--- Aim of the task ---
Pictures are not part of the copy. Retype the lines from the first one through the line that contains "plt.rcParams['font.family'] = ['Open".

--- Dataset section ---
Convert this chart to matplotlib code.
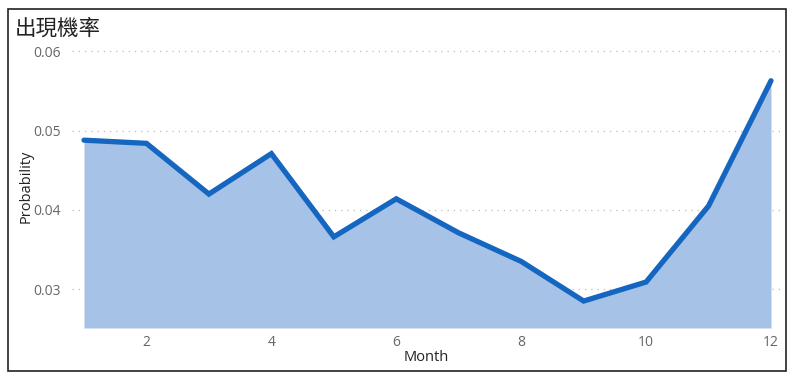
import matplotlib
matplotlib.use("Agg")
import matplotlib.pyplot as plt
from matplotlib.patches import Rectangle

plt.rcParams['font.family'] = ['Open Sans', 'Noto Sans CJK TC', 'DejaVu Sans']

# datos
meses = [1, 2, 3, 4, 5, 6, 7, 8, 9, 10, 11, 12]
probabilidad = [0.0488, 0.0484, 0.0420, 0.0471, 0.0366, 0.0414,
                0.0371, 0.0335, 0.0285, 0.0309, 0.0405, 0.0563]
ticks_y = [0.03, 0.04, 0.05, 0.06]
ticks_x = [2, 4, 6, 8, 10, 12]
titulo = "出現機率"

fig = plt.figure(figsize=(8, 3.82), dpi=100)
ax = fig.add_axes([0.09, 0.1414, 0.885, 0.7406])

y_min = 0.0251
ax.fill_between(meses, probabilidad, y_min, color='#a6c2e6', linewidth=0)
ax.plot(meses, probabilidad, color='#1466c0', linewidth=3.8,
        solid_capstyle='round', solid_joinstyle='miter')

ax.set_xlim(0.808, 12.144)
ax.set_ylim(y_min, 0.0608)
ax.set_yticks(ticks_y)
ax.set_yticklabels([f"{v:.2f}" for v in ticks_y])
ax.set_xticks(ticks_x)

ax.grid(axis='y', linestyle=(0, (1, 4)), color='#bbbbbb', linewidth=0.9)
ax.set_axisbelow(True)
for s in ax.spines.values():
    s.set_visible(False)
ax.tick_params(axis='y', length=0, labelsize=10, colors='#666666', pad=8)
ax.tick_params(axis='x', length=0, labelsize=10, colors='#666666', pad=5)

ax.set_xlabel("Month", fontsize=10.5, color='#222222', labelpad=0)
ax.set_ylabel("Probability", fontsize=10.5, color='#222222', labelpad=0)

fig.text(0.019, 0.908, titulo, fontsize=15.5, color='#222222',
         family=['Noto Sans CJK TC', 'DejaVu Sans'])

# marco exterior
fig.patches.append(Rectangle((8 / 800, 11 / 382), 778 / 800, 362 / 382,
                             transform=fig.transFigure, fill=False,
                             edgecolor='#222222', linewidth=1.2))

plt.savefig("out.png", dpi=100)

--- Worked solution ---
Convert this chart to matplotlib code.
import matplotlib
matplotlib.use("Agg")
import matplotlib.pyplot as plt
from matplotlib.patches import Rectangle

plt.rcParams['font.family'] = ['Open Sans', 'Noto Sans CJK TC', 'DejaVu Sans']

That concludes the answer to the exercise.